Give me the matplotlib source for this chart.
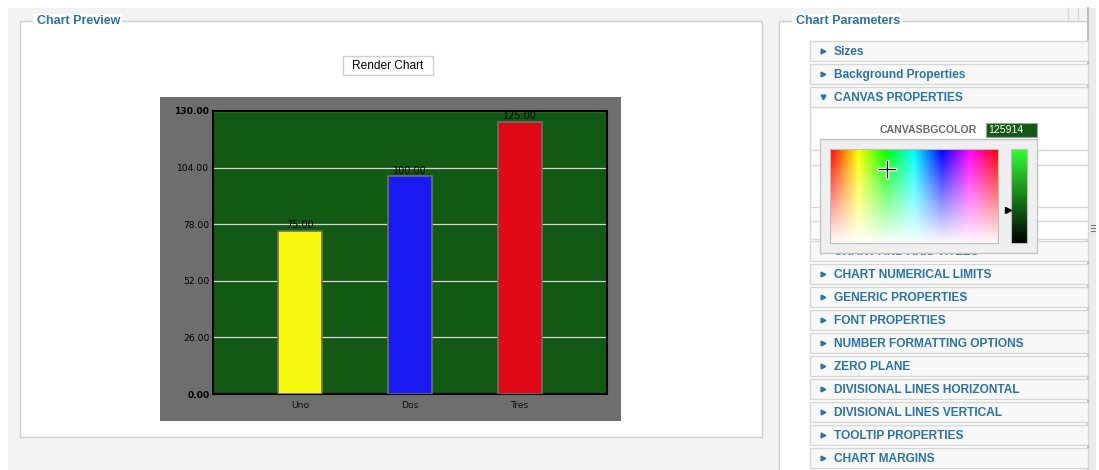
import numpy as np
import matplotlib
matplotlib.use("Agg")
import matplotlib.pyplot as plt
from matplotlib.patches import Rectangle
from matplotlib.colors import hsv_to_rgb

# ---- chart data ----
categories = ["Uno", "Dos", "Tres"]
values = [75, 100, 125]
bar_colors = ["#f7f70d", "#1a1af5", "#e10816"]
y_ticks = [0, 26, 52, 78, 104, 130]

# ---- UI text ----
menu_items = ["Sizes", "Background Properties", "CANVAS PROPERTIES",
              "CHART AND AXIS TITLES", "CHART NUMERICAL LIMITS",
              "GENERIC PROPERTIES", "FONT PROPERTIES",
              "NUMBER FORMATTING OPTIONS", "ZERO PLANE",
              "DIVISIONAL LINES HORIZONTAL", "DIVISIONAL LINES VERTICAL",
              "TOOLTIP PROPERTIES", "CHART MARGINS"]
menu_tops = [41, 64, 87, 241, 264, 287, 310, 333, 356, 379, 402, 425, 448]

W, H = 1099, 470
fig = plt.figure(figsize=(W / 100, H / 100), dpi=100)
fig.patch.set_facecolor("white")

bg = fig.add_axes([0, 0, 1, 1])
bg.set_xlim(0, W)
bg.set_ylim(H, 0)
bg.axis("off")

UI = "Liberation Sans"
BLUE = "#2a72a8"

def rect(x0, y0, x1, y1, fc, ec="none", lw=1.0, z=1):
    bg.add_patch(Rectangle((x0, y0), x1 - x0, y1 - y0, facecolor=fc,
                           edgecolor=ec, linewidth=lw, zorder=z))

# page background
rect(8, 8, 1088, 470, "#f3f3f3", z=0)

# Chart Preview fieldset
rect(20, 21, 762, 437, "white", "#d0d0d0", 1.0, z=1)
rect(33, 14, 122, 27, "white", z=2)
bg.text(37, 21, "Chart Preview", color=BLUE, fontsize=9, fontweight="bold",
        family=UI, va="center", ha="left", zorder=3)

# Render button
rect(343, 56, 433, 75, "white", "#cfcfcf", 1.0, z=2)
bg.text(388, 66, "Render Chart", color="black", fontsize=8.6, family=UI,
        va="center", ha="center", zorder=3)

# chart background (grey)
rect(160, 97, 621, 421, "#6e6e6e", z=2)

# Chart Parameters fieldset
rect(779, 21, 1088, 475, "white", "#d0d0d0", 1.0, z=1)
rect(792, 14, 902, 27, "white", z=2)
bg.text(796, 21, "Chart Parameters", color=BLUE, fontsize=9, fontweight="bold",
        family=UI, va="center", ha="left", zorder=3)

# scrollbar strip
rect(1088, 8, 1096, 470, "#ebebeb", z=1)
bg.plot([1088, 1088], [8, 470], color="#bdbdbd", lw=1.5, zorder=2)
for yy in (225, 228, 231):
    bg.plot([1091, 1095], [yy, yy], color="#777777", lw=0.8, zorder=3)
bg.plot([1068, 1068], [8, 21], color="#d8d8d8", lw=1, zorder=2)
bg.plot([1078, 1078], [8, 21], color="#d8d8d8", lw=1, zorder=2)

# expanded canvas panel
rect(810, 107, 1088, 239, "white", "#d8d8d8", 1.0, z=2)
for yy in (150, 165, 207, 221):
    bg.plot([810, 1088], [yy, yy], color="#d8d8d8", lw=1, zorder=2)
bg.text(977, 130, "CANVASBGCOLOR", color="#6a6a6a", fontsize=7.6,
        fontweight="bold", family=UI, va="center", ha="right", zorder=3)
rect(986, 123, 1037, 137, "#125914", "#a0a0a0", 0.8, z=3)
bg.text(988, 130, "125914", color="white", fontsize=7.6, family=UI,
        va="center", ha="left", zorder=4)

# accordion rows
for name, top in zip(menu_items, menu_tops):
    rect(810, top, 1088, top + 20, "#f8f8f8", "#d6d6d6", 1.0, z=2)
    cy = top + 10
    mk = "v" if name == "CANVAS PROPERTIES" else ">"
    bg.plot([823], [cy], marker=mk, color=BLUE, markersize=3.4, zorder=3)
    bg.text(834, cy + 1, name, color=BLUE, fontsize=8.6, fontweight="bold",
            family=UI, va="center", ha="left", zorder=3)

# colour picker popup
rect(820, 139, 1037, 253, "#efefef", "#c4c4c4", 1.0, z=5)
nh, nw = 100, 200
hue = np.linspace(0, 1, nw)[None, :].repeat(nh, 0)
sat = np.linspace(1, 0.02, nh)[:, None].repeat(nw, 1)
hsv = np.dstack([hue, sat, np.ones_like(hue)])
bg.imshow(hsv_to_rgb(hsv), extent=[830, 998, 243, 149], aspect="auto",
          zorder=6, interpolation="bilinear")
rect(830, 149, 998, 243, "none", "#bdbdbd", 0.8, z=7)
top_c = np.array([0.2, 1.0, 0.2])
ramp = np.linspace(1, 0, nh)[:, None, None] * top_c[None, None, :]
bg.imshow(ramp, extent=[1011, 1027, 243, 149], aspect="auto", zorder=6,
          interpolation="bilinear")
rect(1011, 149, 1027, 243, "none", "#bdbdbd", 0.8, z=7)
bg.plot([1008], [210], marker=">", color="black", markersize=4.5, zorder=8)
for lw, c in ((2.4, "white"), (0.9, "black")):
    bg.plot([879, 895], [169, 169], color=c, lw=lw, zorder=8)
    bg.plot([887, 887], [161, 177], color=c, lw=lw, zorder=8)

# ---- the chart itself ----
L, R, T, B = 213, 607, 111, 394
ax = fig.add_axes([L / W, (H - B) / H, (R - L) / W, (B - T) / H])
ax.set_zorder(10)
ax.set_facecolor("#125914")
x = np.arange(len(categories))
ax.bar(x, values, width=0.4, color=bar_colors, edgecolor="#6e6e6e",
       linewidth=1.2, zorder=3)
for xi, v in zip(x, values):
    ax.annotate(f"{v:.2f}", (xi, v), xytext=(0, 0.3), textcoords="offset points",
                ha="center", va="bottom", fontsize=7, color="black", zorder=4)
ax.set_xlim(-87 / 110, 2 + 87 / 110)
ax.set_ylim(0, 130)
ax.set_yticks(y_ticks)
ax.set_yticklabels([f"{t:.2f}" for t in y_ticks], fontsize=6.6, color="black")
for lab, t in zip(ax.get_yticklabels(), y_ticks):
    if t in (0, 130):
        lab.set_fontweight("bold")
ax.set_xticks(x)
ax.set_xticklabels(categories, fontsize=6.6, color="#111111")
ax.tick_params(length=0, pad=2.5)
ax.tick_params(axis="x", pad=5)
ax.yaxis.grid(True, color="#d6d6d6", lw=0.9, zorder=1)
ax.set_axisbelow(True)
for s in ax.spines.values():
    s.set_color("black")
    s.set_linewidth(1.5)

fig.savefig("out.png", dpi=100)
= = = =
● **Exercise task**
Begin at the top of the material above and output each line exactly, stopping after the line that holds "from matplotlib.colors import hsv_to_rgb". Leave out pictures.

● **Written reply**
Give me the matplotlib source for this chart.
import numpy as np
import matplotlib
matplotlib.use("Agg")
import matplotlib.pyplot as plt
from matplotlib.patches import Rectangle
from matplotlib.colors import hsv_to_rgb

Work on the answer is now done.